An article by Graham Winter, an Australian organisational psychologist, with some nicely expressed ideas about minimising organisational silos.


When initiatives failed
Our studies showed that when business initiatives failed, the ‘players’ were likely to be:

  1. pursuing their own agenda: there was no shared bigger picture between units and little understanding or empathy for others, and leaders allowed conflicting agendas to prevail
  2. avoiding and denying: employees avoided reality checks, there was a limited use of data in feedback and decision-making and the company had poor problem-solving practices
  3. stifling communication: there was an absence of listening, e-mail was used as the main means of communication, there was a prevalence of hoarded information and alternative views were often dismissed
  4. protecting their own turf: employees prioritised and planned in isolation, used their status to influence decisions and fostered inconsistency in processes and systems
  5. playing ‘I win, you lose’: employees were blamed as soon as things went wrong, and success was rewarded inside the silos rather than across the company.
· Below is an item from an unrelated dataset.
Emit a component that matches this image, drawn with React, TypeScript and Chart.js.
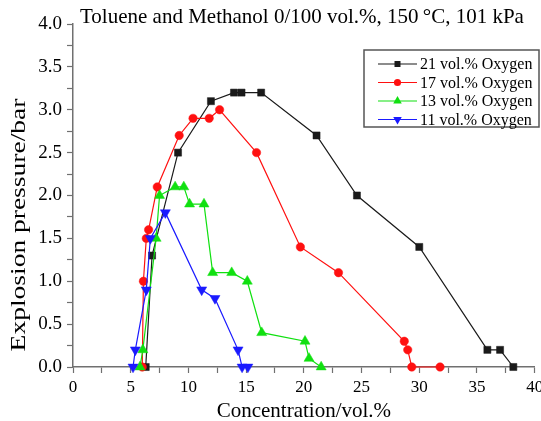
import React, { useEffect, useRef } from 'react';
import { Chart, registerables } from 'chart.js';

Chart.register(...registerables);

const FONT = '"Liberation Serif", "Times New Roman", serif';

const chartTitle = 'Toluene and Methanol 0/100 vol.%, 150\u2009°C, 101 kPa';
const xTitle = 'Concentration/vol.%';
const yTitle = 'Explosion pressure/bar';

const seriesLabels = ['21 vol.% Oxygen', '17 vol.% Oxygen', '13 vol.% Oxygen', '11 vol.% Oxygen'];

const o21X = [6.3, 6.85, 9.1, 11.95, 13.95, 14.6, 16.3, 21.1, 24.6, 30.0, 35.9, 37.0, 38.15];
const o21Y = [0, 1.3, 2.5, 3.1, 3.2, 3.2, 3.2, 2.7, 2.0, 1.4, 0.2, 0.2, 0];

const o17X = [6.0, 6.1, 6.35, 6.55, 7.3, 9.2, 10.4, 11.8, 12.7, 15.9, 19.7, 23.0, 28.7, 29.0, 29.35, 31.8];
const o17Y = [0, 1.0, 1.5, 1.6, 2.1, 2.7, 2.9, 2.9, 3.0, 2.5, 1.4, 1.1, 0.3, 0.2, 0, 0];

const o13X = [5.8, 6.05, 7.2, 7.5, 8.85, 9.6, 10.1, 11.35, 12.1, 13.75, 15.1, 16.35, 20.1, 20.45, 21.5];
const o13Y = [0, 0.2, 1.5, 2.0, 2.1, 2.1, 1.9, 1.9, 1.1, 1.1, 1.0, 0.4, 0.3, 0.1, 0];

const o11X = [5.2, 5.4, 6.35, 6.7, 8.0, 11.15, 12.3, 14.3, 14.65, 15.15];
const o11Y = [0, 0.2, 0.9, 1.5, 1.8, 0.9, 0.8, 0.2, 0, 0];

const seriesColors = ['#1a1a1a', '#ff1010', '#10e010', '#1a1aff'];
const seriesStyles = ['rect', 'circle', 'triangle', 'triangle'];
const seriesRotation = [0, 0, 0, 180];
const seriesRadius = [5, 4.2, 5.8, 5.8];

const xMin = 0, xMax = 40, xStep = 2.5, xLabelEvery = 5;
const yMin = 0, yMax = 4, yStep = 0.25, yLabelEvery = 0.5;

const AXIS_COLOR = '#707070';

function drawMarker(ctx: CanvasRenderingContext2D, style: string, x: number, y: number, r: number, rotDeg: number) {
  ctx.beginPath();
  if (style === 'rect') {
    const s = r * Math.SQRT1_2;
    ctx.rect(x - s, y - s, 2 * s, 2 * s);
  } else if (style === 'circle') {
    ctx.arc(x, y, r, 0, Math.PI * 2);
  } else {
    let rad = (rotDeg * Math.PI) / 180;
    ctx.moveTo(x + Math.sin(rad) * r, y - Math.cos(rad) * r);
    rad += (2 * Math.PI) / 3;
    ctx.lineTo(x + Math.sin(rad) * r, y - Math.cos(rad) * r);
    rad += (2 * Math.PI) / 3;
    ctx.lineTo(x + Math.sin(rad) * r, y - Math.cos(rad) * r);
    ctx.closePath();
  }
  ctx.fill();
}

const overlayPlugin = {
  id: 'overlayText',
  afterDraw(chart: any) {
    const ctx: CanvasRenderingContext2D = chart.ctx;
    const area = chart.chartArea;
    ctx.save();
    ctx.fillStyle = '#000';
    // chart title
    ctx.font = `21px ${FONT}`;
    ctx.textAlign = 'left';
    ctx.textBaseline = 'middle';
    ctx.fillText(chartTitle, 80, 17);
    // x title
    ctx.font = `21px ${FONT}`;
    ctx.textAlign = 'center';
    ctx.fillText(xTitle, (area.left + area.right) / 2, 411);
    // y title
    ctx.save();
    ctx.translate(19, 225);
    ctx.rotate(-Math.PI / 2);
    ctx.scale(1.25, 1);
    ctx.font = `22px ${FONT}`;
    ctx.fillText(yTitle, 0, 0);
    ctx.restore();

    // legend
    const bx = 364, by = 50, bw = 175, bh = 77;
    ctx.fillStyle = '#fff';
    ctx.fillRect(bx, by, bw, bh);
    ctx.strokeStyle = '#555';
    ctx.lineWidth = 1.5;
    ctx.strokeRect(bx, by, bw, bh);
    ctx.font = `16px ${FONT}`;
    ctx.textAlign = 'left';
    ctx.textBaseline = 'middle';
    chart.data.datasets.forEach((ds: any, i: number) => {
      const y = by + 14 + i * 18.5;
      ctx.strokeStyle = seriesColors[i];
      ctx.lineWidth = 1.2;
      ctx.beginPath();
      ctx.moveTo(378, y);
      ctx.lineTo(417, y);
      ctx.stroke();
      ctx.fillStyle = seriesColors[i];
      drawMarker(ctx, seriesStyles[i], 397.5, y, seriesRadius[i] * 0.85, seriesRotation[i]);
      ctx.fillStyle = '#000';
      ctx.fillText(ds.label, 420, y + 1);
    });
    ctx.restore();
  },
};

function pts(xs: number[], ys: number[]) {
  return xs.map((x, i) => ({ x, y: ys[i] }));
}

export default function App() {
  const ref = useRef<HTMLCanvasElement>(null);
  useEffect(() => {
    const canvas = ref.current;
    if (!canvas) return;
    const xsList = [o21X, o17X, o13X, o11X];
    const ysList = [o21Y, o17Y, o13Y, o11Y];
    const datasets = seriesLabels.map((label, i) => ({
      label,
      data: pts(xsList[i], ysList[i]),
      showLine: true,
      borderColor: seriesColors[i],
      backgroundColor: seriesColors[i],
      pointBackgroundColor: seriesColors[i],
      pointBorderColor: seriesColors[i],
      pointBorderWidth: 0.5,
      borderWidth: 1.2,
      pointStyle: seriesStyles[i] as any,
      pointRotation: seriesRotation[i],
      pointRadius: seriesRadius[i],
      tension: 0,
      clip: false as any,
      order: 3 - i,
    }));
    const chart = new Chart(canvas, {
      type: 'scatter',
      data: { datasets },
      options: {
        animation: false,
        responsive: false,
        maintainAspectRatio: false,
        layout: { padding: { top: 24, right: 6, left: 0, bottom: 0 } },
        plugins: {
          legend: { display: false },
          tooltip: { enabled: false },
          title: { display: false },
        },
        scales: {
          x: {
            type: 'linear',
            min: xMin,
            max: xMax,
            afterFit(s: any) {
              s.height = 54;
              s.paddingLeft = 0;
              s.paddingRight = 0;
            },
            ticks: {
              stepSize: xStep,
              autoSkip: false,
              maxRotation: 0,
              padding: 4,
              color: '#000',
              font: { family: FONT, size: 17 },
              callback: (v: any) => (Math.abs(v / xLabelEvery - Math.round(v / xLabelEvery)) < 1e-6 ? String(v) : ''),
            },
            grid: { drawOnChartArea: false, tickLength: 6, color: AXIS_COLOR, tickWidth: 1.2 },
            border: { color: AXIS_COLOR, width: 1.5 },
          },
          y: {
            type: 'linear',
            min: yMin,
            max: yMax,
            afterFit(s: any) {
              s.width = 73;
              s.paddingTop = 0;
              s.paddingBottom = 0;
            },
            ticks: {
              stepSize: yStep,
              autoSkip: false,
              padding: 5,
              color: '#000',
              font: { family: FONT, size: 19 },
              callback: (v: any) => (Math.abs(v / yLabelEvery - Math.round(v / yLabelEvery)) < 1e-6 ? Number(v).toFixed(1) : ''),
            },
            grid: { drawOnChartArea: false, tickLength: 6, color: AXIS_COLOR, tickWidth: 1.2 },
            border: { color: AXIS_COLOR, width: 1.5 },
          },
        },
      },
      plugins: [overlayPlugin],
    });
    return () => chart.destroy();
  }, []);
  return (
    <div style={{ position: 'fixed', left: 0, top: 0, width: 541, height: 421, background: '#fff' }}>
      <canvas ref={ref} width={541} height={421} style={{ display: 'block', width: 541, height: 421 }} />
    </div>
  );
}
When initiatives succeeded
When business initiatives succeeded, the ‘players’ were likely to be:

  1. sharing the big picture: companies created and shared one big picture, found common goals and synergies and focused on what was best for the organisation
  2. sharing the reality: employees were focused on real performance, made fact-based decisions and had the tough conversation rather than avoiding reality
  3. sharing the air: companies invited ideas from employees in every area of the business, and employees expressed opinions clearly and succinctly and listened to others
  4. sharing the load: employees prioritised and planned together, were clear about roles and expectations and looked for common ground
  5. sharing the wins and losses: companies paid close attention to joint results, learned and adapted together and rewarded true performance.